It was at Christmas in 1902 that Charles Thompson's health began to fail him. With great reluctance he took to his bed but even then his whole heart and soul was centred on his poor people.
Thoughtful to the last, the day before he died, knowing that the end was drawing near, but not knowing how best to break it to his dear wife, he called her to him and said: "You know, the Lord may be going to take me, and maybe not, but whatever is in store He knows what is best."
Shortly before midnight an old friend by the name of Mr Southward called to see him and prayed for him, commending him to the "Throne of Grace". Mr Thompson then called his wife and children around him and wished each one a final "Good bye" telling his sons to take care of their mother. He then asked that a hymn might be sung and he joined in with great difficulty. Then after a while he asked that another hymn be sung "Jesu, lover of my soul". As he lay there he uttered his last words "Jesus, Lover! Let me to thy Bosom fly!" and with those words he peacefully passed away in the morning of 13th February 1903.
When the tidings spread that Charles Thompson had died there was intense grief. The whole town rang with the news, and people flocked from far and near to take the last look at their dear departed friend.
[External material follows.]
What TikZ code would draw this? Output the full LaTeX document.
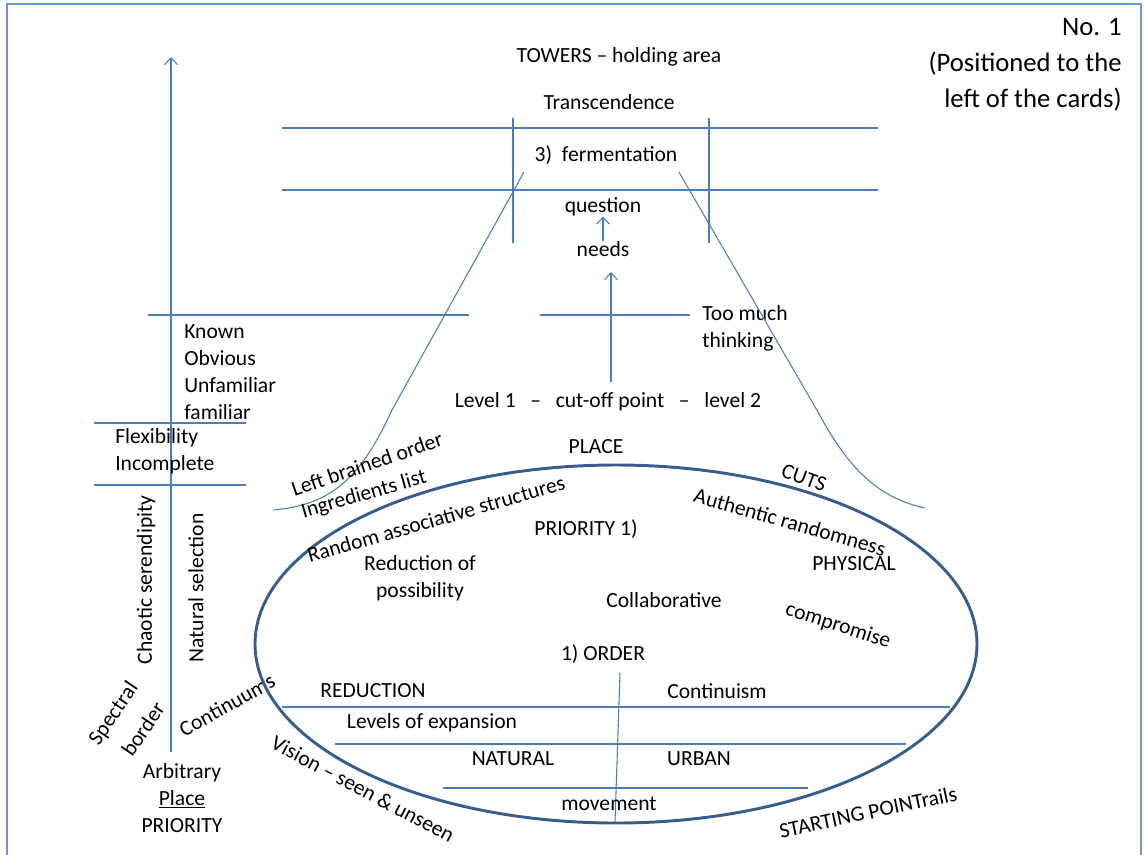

More that one strong man wept as he gazed on the familiar features, now so cold and still. Several little boys from the Albert Industrial School, who happened to be passing the Mission Hall, begged to be allowed to see the body and they left the house of mourning, with tears streaming down their faces. Over his grave in Flaybrick Hill Cemetery a beautiful monument was erected by public subscription. The funeral was attended by thousands of people and the town was in general mourning and probably never in its history was there so much grief manifested. Among the many tributes received, one came from Buckingham Palace from Queen Alexandra with the following sympathetic acknowledgement through her secretary:
I am commanded by the Queen to acknowledge receipt of your letter with enclosure, and to say that Her Majesty is very sorry to hear of the death of a man like Mr Thompson, who has done so much for the benefit of others.
I am, Sir, Your obedient Servant
The day of the funeral
The following is an extract from an article that was printed in the Birkenhead Advertiser on 21st February 1903:
"On Tuesday amid such a manifestation of general sorrow as had rarely been witnessed in the town, the mortal remains of the late Charles Thompson were laid to rest at Flaybrick Hill Cemetery. Many thousands densely lined both sides of Conway Street as the procession slowly wound its way along, headed by the band of 'Indefatigable' which with the Borough Brass Band furnished a mournful and solemn accompaniment, the Dead March from 'Saul.' A number of the boys from the training ship followed their band and then about 400 of the children attending the Mission. Succeeding these were the adult mourners immediately in front of the Borough Brass Band, after which came the family mourning coaches and private carriages. At the cemetery there would be fully 6,000 people assembled. After the committal everyone joined heartily in the singing 'Jesu, lover of my soul' which concluded the service.
As would be expected the hall was crowded to excess during the service in the Mission Hall. The service was taken by the minister of Oxton Congregation Church."